**EXERCISE GOAL**
Output the entries below exactly as written, omitting pictures.

**DATASET CONTENT**
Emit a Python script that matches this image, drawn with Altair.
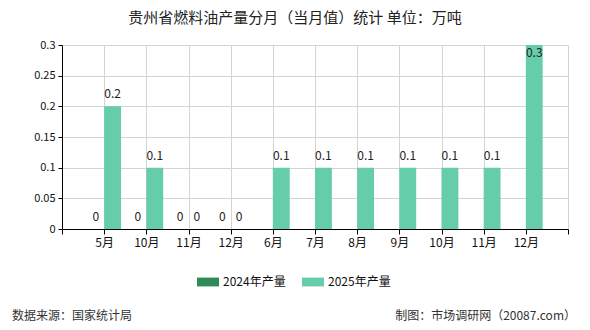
import altair as alt
import pandas as pd

months = ["5月", "10月", "11月", "12月", "6月", "7月", "8月", "9月", "10月", "11月", "12月"]
v2024 = [0, 0, 0, 0, None, None, None, None, None, None, None]
v2025 = [0.2, 0.1, 0, 0, 0.1, 0.1, 0.1, 0.1, 0.1, 0.1, 0.3]
series = ["2024年产量", "2025年产量"]
colors = ["#2e8b57", "#66cdaa"]
y_ticks = [0, 0.05, 0.1, 0.15, 0.2, 0.25, 0.3]
title_text = ["贵州省燃料油产量分月（当月值）统计 单位：万吨"]
footer_left = ["数据来源：国家统计局"]
footer_right = ["制图：市场调研网（20087.com）"]

FONT = "Noto Sans CJK SC"

rows = []
for i, m in enumerate(months):
    for s, vals in zip(series, [v2024, v2025]):
        v = vals[i]
        if v is not None:
            rows.append({"idx": i + 1, "month": m, "series": s, "value": v})
df = pd.DataFrame(rows)

label_arr = "[" + ",".join(["''"] + [f"'{m}'" for m in months] + ["''"]) + "]"

base = alt.Chart(df).transform_calculate(
    x0=f"datum.series == '{series[0]}' ? datum.idx - 0.4 : datum.idx"
).transform_calculate(
    x1="datum.x0 + 0.4", xm="datum.x0 + 0.2", zero="0"
)

x_scale = alt.Scale(domain=[0, 12], nice=False, zero=False, padding=0)
y_scale = alt.Scale(domain=[0, 0.3], nice=False, padding=0)

x_axis = alt.Axis(
    values=list(range(13)), labelExpr=f"{label_arr}[datum.value]", title=None,
    grid=True, gridColor="#d4d4d4", domainColor="#000", tickColor="#000",
    tickSize=5, labelFontSize=12, labelPadding=3, labelColor="#111", labelFont=FONT,
    labelAngle=0, labelOverlap=False,
)
y_axis = alt.Axis(
    values=y_ticks, format="~g", title=None, tickCount=7,
    grid=True, gridColor="#d4d4d4", domainColor="#000", tickColor="#000",
    tickSize=4, labelFontSize=11, labelPadding=3, labelColor="#111", labelFont=FONT,
    labelOverlap=False,
)

bars = base.mark_bar(orient="vertical").encode(
    x=alt.X("x0:Q", scale=x_scale, axis=x_axis),
    x2="x1:Q",
    y=alt.Y("value:Q", scale=y_scale, axis=y_axis),
    y2="zero:Q",
    color=alt.Color(
        "series:N",
        scale=alt.Scale(domain=series, range=colors),
        legend=alt.Legend(
            title=None, orient="none", direction="horizontal",
            legendX=135, legendY=226,
            symbolType="M-1,-0.4H1V0.4H-1Z", symbolSize=484, symbolStrokeWidth=0,
            labelFontSize=12, labelFont=FONT, labelColor="#111",
            labelOffset=4, columnPadding=16,
        ),
    ),
)

labels_low = base.transform_filter("datum.value < 0.3").mark_text(
    baseline="bottom", dy=-5, fontSize=12, font=FONT, color="#222"
).encode(
    x=alt.X("xm:Q", scale=x_scale, axis=x_axis),
    y=alt.Y("value:Q", scale=y_scale, axis=y_axis),
    text=alt.Text("value:Q", format="~g"),
)
labels_top = base.transform_filter("datum.value >= 0.3").mark_text(
    baseline="top", dy=3, fontSize=12, font=FONT, color="#222"
).encode(
    x=alt.X("xm:Q", scale=x_scale, axis=x_axis),
    y=alt.Y("value:Q", scale=y_scale, axis=y_axis),
    text=alt.Text("value:Q", format="~g"),
)

ttl = alt.Chart(pd.DataFrame({"t": title_text})).mark_text(
    align="center", baseline="middle", fontSize=15, font=FONT, color="#222"
).encode(text="t:N", x=alt.value(233), y=alt.value(-27))
fl = alt.Chart(pd.DataFrame({"t": footer_left})).mark_text(
    align="left", baseline="middle", fontSize=12, font=FONT, color="#333"
).encode(text="t:N", x=alt.value(-50), y=alt.value(271))
fr = alt.Chart(pd.DataFrame({"t": footer_right})).mark_text(
    align="right", baseline="middle", fontSize=12, font=FONT, color="#333"
).encode(text="t:N", x=alt.value(514), y=alt.value(271))

chart = alt.layer(bars, labels_low, labels_top, ttl, fl, fr).properties(
    width=506, height=184,
    padding={"left": 62, "top": 45, "right": 22, "bottom": 101},
    autosize=alt.AutoSizeParams(type="none"),
).configure_view(stroke=None)

chart.save("out.html", embed_options={"renderer": "svg", "actions": False})
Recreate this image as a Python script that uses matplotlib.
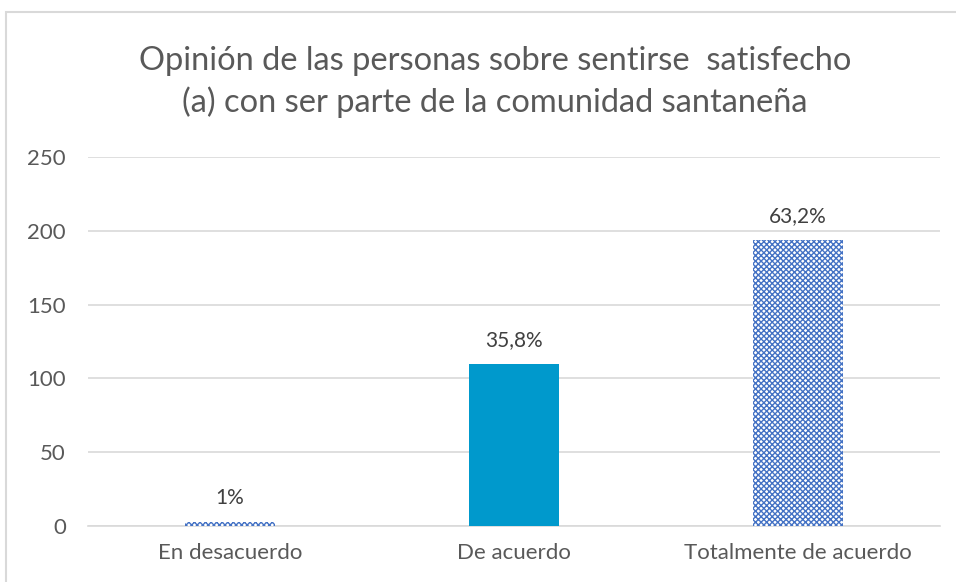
import matplotlib
matplotlib.use("Agg")
import matplotlib.pyplot as plt
from matplotlib.patches import Rectangle

categories = ["En desacuerdo", "De acuerdo", "Totalmente de acuerdo"]
values = [3, 110, 194]
labels = ["1%", "35,8%", "63,2%"]
yticks = [0, 50, 100, 150, 200, 250]

plt.rcParams['font.family'] = ['Lato', 'DejaVu Sans']
plt.rcParams['hatch.linewidth'] = 1.0

fig = plt.figure(figsize=(9.56, 5.82), dpi=100)
ax = fig.add_axes([88/956, 1-526/582, (940-88)/956, (526-157)/582])

gray = '#595959'
pattern_blue = '#4472C4'
solid_blue = '#0099CC'

x = list(range(len(categories)))
for i, v in enumerate(values):
    if i == 1:
        ax.bar(i, v, width=0.315, color=solid_blue, linewidth=0, zorder=3)
    else:
        ax.bar(i, v, width=0.315, facecolor='white', edgecolor=pattern_blue,
               hatch='xxxxxx', linewidth=0, zorder=3)
    ax.annotate(labels[i], (i, v), xytext=(0, 10), textcoords='offset points',
                ha='center', va='bottom', fontsize=15, color='#404040')

ax.set_xlim(-0.5, 2.5)
ax.set_ylim(0, 250)
ax.set_yticks(yticks)
ax.set_xticks(x)
ax.set_xticklabels(categories)
ax.tick_params(axis='both', length=0, labelsize=16, colors=gray)
ax.tick_params(axis='y', pad=16)
ax.tick_params(axis='x', pad=12)
ax.yaxis.grid(True, color='#D9D9D9', linewidth=1.2, zorder=0)
ax.set_axisbelow(True)
for s in ['top', 'right', 'left']:
    ax.spines[s].set_visible(False)
ax.spines['bottom'].set_color('#D9D9D9')
ax.spines['bottom'].set_linewidth(1.2)

fig.text(495/956, 1-82/582, "Opinión de las personas sobre sentirse  satisfecho\n(a) con ser parte de la comunidad santaneña",
         ha='center', va='center', fontsize=23.5, color=gray, linespacing=1.38)

fig.patches.append(Rectangle((6/956, -0.1), 1.2, 1-12/582+0.1, transform=fig.transFigure,
                             fill=False, edgecolor='#D9D9D9', linewidth=1.5))

fig.savefig('out.png', dpi=100, facecolor='white')
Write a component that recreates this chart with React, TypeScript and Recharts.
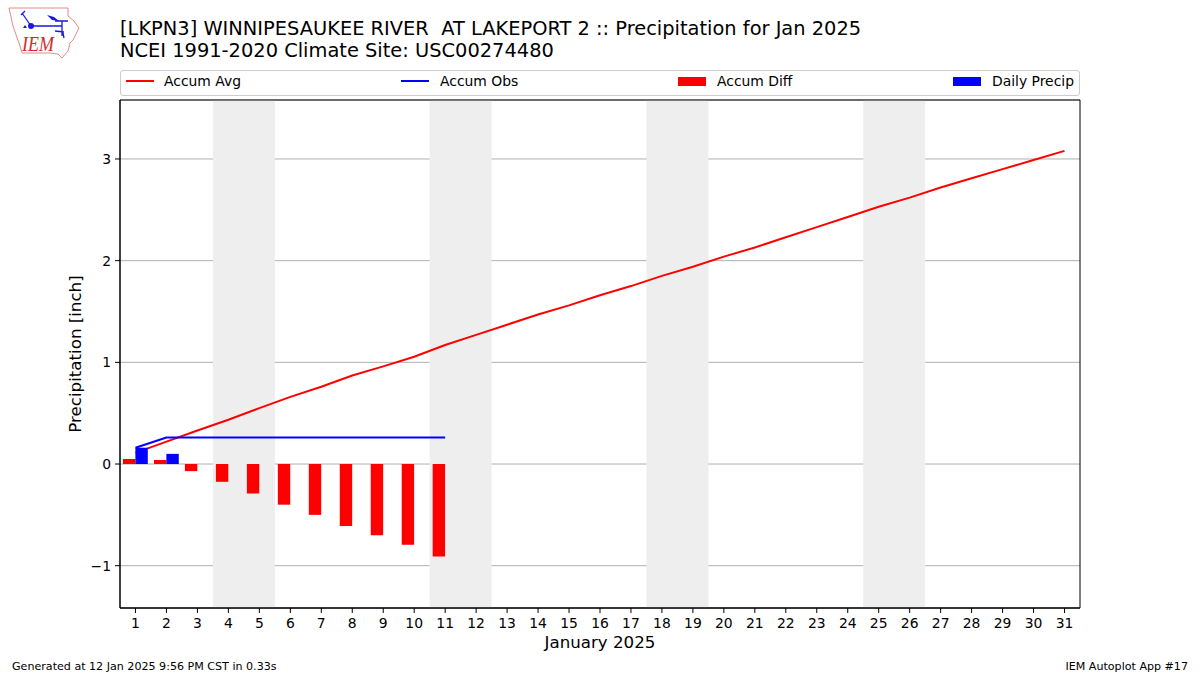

**TASK ANSWER**
Emit a Python script that matches this image, drawn with Altair.
import altair as alt
import pandas as pd

months = ["5月", "10月", "11月", "12月", "6月", "7月", "8月", "9月", "10月", "11月", "12月"]
v2024 = [0, 0, 0, 0, None, None, None, None, None, None, None]
v2025 = [0.2, 0.1, 0, 0, 0.1, 0.1, 0.1, 0.1, 0.1, 0.1, 0.3]
series = ["2024年产量", "2025年产量"]
colors = ["#2e8b57", "#66cdaa"]
y_ticks = [0, 0.05, 0.1, 0.15, 0.2, 0.25, 0.3]
title_text = ["贵州省燃料油产量分月（当月值）统计 单位：万吨"]
footer_left = ["数据来源：国家统计局"]
footer_right = ["制图：市场调研网（20087.com）"]

FONT = "Noto Sans CJK SC"

rows = []
for i, m in enumerate(months):
    for s, vals in zip(series, [v2024, v2025]):
        v = vals[i]
        if v is not None:
            rows.append({"idx": i + 1, "month": m, "series": s, "value": v})
df = pd.DataFrame(rows)

label_arr = "[" + ",".join(["''"] + [f"'{m}'" for m in months] + ["''"]) + "]"

base = alt.Chart(df).transform_calculate(
    x0=f"datum.series == '{series[0]}' ? datum.idx - 0.4 : datum.idx"
).transform_calculate(
    x1="datum.x0 + 0.4", xm="datum.x0 + 0.2", zero="0"
)

x_scale = alt.Scale(domain=[0, 12], nice=False, zero=False, padding=0)
y_scale = alt.Scale(domain=[0, 0.3], nice=False, padding=0)

x_axis = alt.Axis(
    values=list(range(13)), labelExpr=f"{label_arr}[datum.value]", title=None,
    grid=True, gridColor="#d4d4d4", domainColor="#000", tickColor="#000",
    tickSize=5, labelFontSize=12, labelPadding=3, labelColor="#111", labelFont=FONT,
    labelAngle=0, labelOverlap=False,
)
y_axis = alt.Axis(
    values=y_ticks, format="~g", title=None, tickCount=7,
    grid=True, gridColor="#d4d4d4", domainColor="#000", tickColor="#000",
    tickSize=4, labelFontSize=11, labelPadding=3, labelColor="#111", labelFont=FONT,
    labelOverlap=False,
)

bars = base.mark_bar(orient="vertical").encode(
    x=alt.X("x0:Q", scale=x_scale, axis=x_axis),
    x2="x1:Q",
    y=alt.Y("value:Q", scale=y_scale, axis=y_axis),
    y2="zero:Q",
    color=alt.Color(
        "series:N",
        scale=alt.Scale(domain=series, range=colors),
        legend=alt.Legend(
            title=None, orient="none", direction="horizontal",
            legendX=135, legendY=226,
            symbolType="M-1,-0.4H1V0.4H-1Z", symbolSize=484, symbolStrokeWidth=0,
            labelFontSize=12, labelFont=FONT, labelColor="#111",
            labelOffset=4, columnPadding=16,
        ),
    ),
)

labels_low = base.transform_filter("datum.value < 0.3").mark_text(
    baseline="bottom", dy=-5, fontSize=12, font=FONT, color="#222"
).encode(
    x=alt.X("xm:Q", scale=x_scale, axis=x_axis),
    y=alt.Y("value:Q", scale=y_scale, axis=y_axis),
    text=alt.Text("value:Q", format="~g"),
)
labels_top = base.transform_filter("datum.value >= 0.3").mark_text(
    baseline="top", dy=3, fontSize=12, font=FONT, color="#222"
).encode(
    x=alt.X("xm:Q", scale=x_scale, axis=x_axis),
    y=alt.Y("value:Q", scale=y_scale, axis=y_axis),
    text=alt.Text("value:Q", format="~g"),
)

ttl = alt.Chart(pd.DataFrame({"t": title_text})).mark_text(
    align="center", baseline="middle", fontSize=15, font=FONT, color="#222"
).encode(text="t:N", x=alt.value(233), y=alt.value(-27))
fl = alt.Chart(pd.DataFrame({"t": footer_left})).mark_text(
    align="left", baseline="middle", fontSize=12, font=FONT, color="#333"
).encode(text="t:N", x=alt.value(-50), y=alt.value(271))
fr = alt.Chart(pd.DataFrame({"t": footer_right})).mark_text(
    align="right", baseline="middle", fontSize=12, font=FONT, color="#333"
).encode(text="t:N", x=alt.value(514), y=alt.value(271))

chart = alt.layer(bars, labels_low, labels_top, ttl, fl, fr).properties(
    width=506, height=184,
    padding={"left": 62, "top": 45, "right": 22, "bottom": 101},
    autosize=alt.AutoSizeParams(type="none"),
).configure_view(stroke=None)

chart.save("out.html", embed_options={"renderer": "svg", "actions": False})
Recreate this image as a Python script that uses matplotlib.
import matplotlib
matplotlib.use("Agg")
import matplotlib.pyplot as plt
from matplotlib.patches import Rectangle

categories = ["En desacuerdo", "De acuerdo", "Totalmente de acuerdo"]
values = [3, 110, 194]
labels = ["1%", "35,8%", "63,2%"]
yticks = [0, 50, 100, 150, 200, 250]

plt.rcParams['font.family'] = ['Lato', 'DejaVu Sans']
plt.rcParams['hatch.linewidth'] = 1.0

fig = plt.figure(figsize=(9.56, 5.82), dpi=100)
ax = fig.add_axes([88/956, 1-526/582, (940-88)/956, (526-157)/582])

gray = '#595959'
pattern_blue = '#4472C4'
solid_blue = '#0099CC'

x = list(range(len(categories)))
for i, v in enumerate(values):
    if i == 1:
        ax.bar(i, v, width=0.315, color=solid_blue, linewidth=0, zorder=3)
    else:
        ax.bar(i, v, width=0.315, facecolor='white', edgecolor=pattern_blue,
               hatch='xxxxxx', linewidth=0, zorder=3)
    ax.annotate(labels[i], (i, v), xytext=(0, 10), textcoords='offset points',
                ha='center', va='bottom', fontsize=15, color='#404040')

ax.set_xlim(-0.5, 2.5)
ax.set_ylim(0, 250)
ax.set_yticks(yticks)
ax.set_xticks(x)
ax.set_xticklabels(categories)
ax.tick_params(axis='both', length=0, labelsize=16, colors=gray)
ax.tick_params(axis='y', pad=16)
ax.tick_params(axis='x', pad=12)
ax.yaxis.grid(True, color='#D9D9D9', linewidth=1.2, zorder=0)
ax.set_axisbelow(True)
for s in ['top', 'right', 'left']:
    ax.spines[s].set_visible(False)
ax.spines['bottom'].set_color('#D9D9D9')
ax.spines['bottom'].set_linewidth(1.2)

fig.text(495/956, 1-82/582, "Opinión de las personas sobre sentirse  satisfecho\n(a) con ser parte de la comunidad santaneña",
         ha='center', va='center', fontsize=23.5, color=gray, linespacing=1.38)

fig.patches.append(Rectangle((6/956, -0.1), 1.2, 1-12/582+0.1, transform=fig.transFigure,
                             fill=False, edgecolor='#D9D9D9', linewidth=1.5))

fig.savefig('out.png', dpi=100, facecolor='white')
Write a component that recreates this chart with React, TypeScript and Recharts.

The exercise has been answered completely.